Die neue Situation stellt Annahmen zur Mobilität auf den Kopf. "Erstmals steigt die täglich zurückgelegte Strecke nicht mehr und hat sich in den vergangenen Jahren in Deutschland bei rund 40 Kilometern pro Kopf eingependelt. Zwar nehmen die Kfz-Anmeldungen weiter zu, doch gefahren wird weniger", erklärt Vortisch. Am radikalsten ist der Umbruch bei den unter 30-Jährigen, wo das Auto an Stellenwert verliert. Die Grundthese, dass stets neue Straßen und Autobahnen nötig sind, gilt somit nicht mehr.
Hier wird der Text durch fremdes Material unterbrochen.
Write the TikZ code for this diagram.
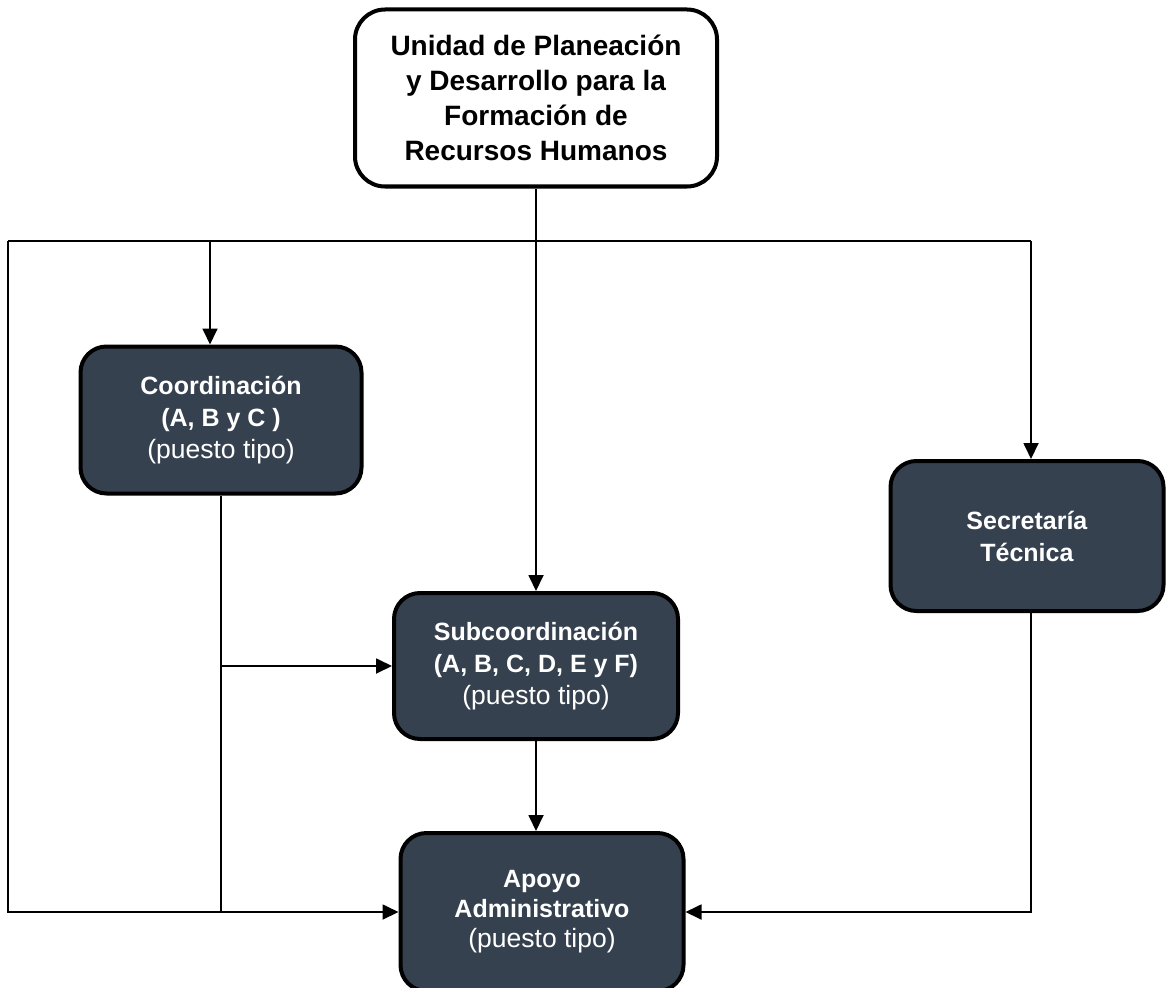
\documentclass[tikz,border=0pt]{standalone}
\usepackage{fontspec}
\setmainfont{Liberation Sans}
\usetikzlibrary{arrows.meta,calc}
\definecolor{boxdark}{HTML}{36414F}
\tikzset{
  topbox/.style={draw=black, line width=4pt, fill=white, rounded corners=30pt,
    minimum width=362pt, minimum height=177pt, align=center, inner sep=0pt,
    font=\fontsize{28pt}{35pt}\selectfont\bfseries},
  darkbox/.style={draw=black, line width=4pt, fill=boxdark, rounded corners=26pt,
    minimum width=281pt, minimum height=147pt, align=center, inner sep=0pt, text=white,
    font=\fontsize{25pt}{32pt}\selectfont},
  conn/.style={line width=1.8pt, draw=black},
  arr/.style={conn, -{Triangle[length=16pt,width=15pt]}}
}
\newcommand{\pt}{{\fontsize{26.5pt}{32pt}\selectfont (puesto tipo)}}
\begin{document}
\begin{tikzpicture}[x=1pt,y=-1pt]
\useasboundingbox (0,0) rectangle (1166,987);
\node[topbox] (top) at (536,98) {Unidad de Planeación\\y Desarrollo para la\\Formación de\\Recursos Humanos};
\node[darkbox] (coord) at (221,420) {\textbf{Coordinación}\\\textbf{(A, B y C )}\\\pt};
\node[darkbox, minimum width=273pt, minimum height=150pt] (sec) at (1027,536) {\textbf{Secretaría}\\\textbf{Técnica}};
\node[darkbox, minimum width=284pt, minimum height=146pt] (sub) at (536,666) {\textbf{Subcoordinación}\\\textbf{(A, B, C, D, E y F)}\\\pt};
\node[darkbox, minimum width=283pt, minimum height=158pt, font=\fontsize{25pt}{30pt}\selectfont] (apoyo) at (542,912) {\textbf{Apoyo}\\\textbf{Administrativo}\\\pt};
\coordinate (jL) at (8,241);
\coordinate (jR) at (1031,241);
\coordinate (jC) at (210,241);
\draw[conn] (jL) -- (jR);
\draw[arr] (top.south) -- (sub.north);
\draw[arr] (jC) -- (jC |- coord.north);
\draw[arr] (jR) -- (jR |- sec.north);
\draw[arr] (jL) |- (apoyo.west);
\draw[conn] (coord.south) -- (coord.south |- apoyo.west);
\draw[arr] (coord.south |- sub.west) -- (sub.west);
\draw[arr] (jR |- sec.south) |- (apoyo.east);
\draw[arr] (sub.south) -- (sub.south |- apoyo.north);
\end{tikzpicture}
\end{document}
Autobahn-Rückbau als Option
Der Klimawandel und die begrenzte Erdöl-Verfügbarkeit erfordern zusätzlich ein Hinterfragen bisheriger Mobilitätskonzepte. Elektromobilität bietet hier eine Lösung, sofern sie mit Strom aus zusätzlichen erneuerbaren Energiequellen gespeist wird. "Mobilität und Energie werden künftig noch enger verknüpft sein, zumal Autoakkus ideale Speicher für in der Nacht erzeugten Windstrom wären", legt der Karlsruher Verkehrsexperte dar. Deutschland droht seinen Anschluss an die Elektromobilität jedoch zu verpassen, wie aktuelle Studien zeigen.
Für die Infrastruktur wird der Trend jedenfalls Folgen haben, betont Vortisch "Bei manchen Teilabschnitten von Autobahnen ist ein Rückbau zu überlegen, andere geplante Projekte wie etwa die zweite Rheinbrücke in Karlsruhe sind stark in Diskussion gekommen." Eindeutig sei weiterhin der Trend in Richtung der Stadt der kurzen Wege. "In der Autobegeisterungsphase trennte man in der Stadtplanung die Bereiche für Wohnen, Arbeit und Freizeit. Man ist davon abgekommen - nicht nur aufgrund der Stau- und Klimaproblematik: Längst herrscht auch Konsens darüber, dass eine lebenswerte Stadt nutzungsgemischt gestaltet ist", so der Experte.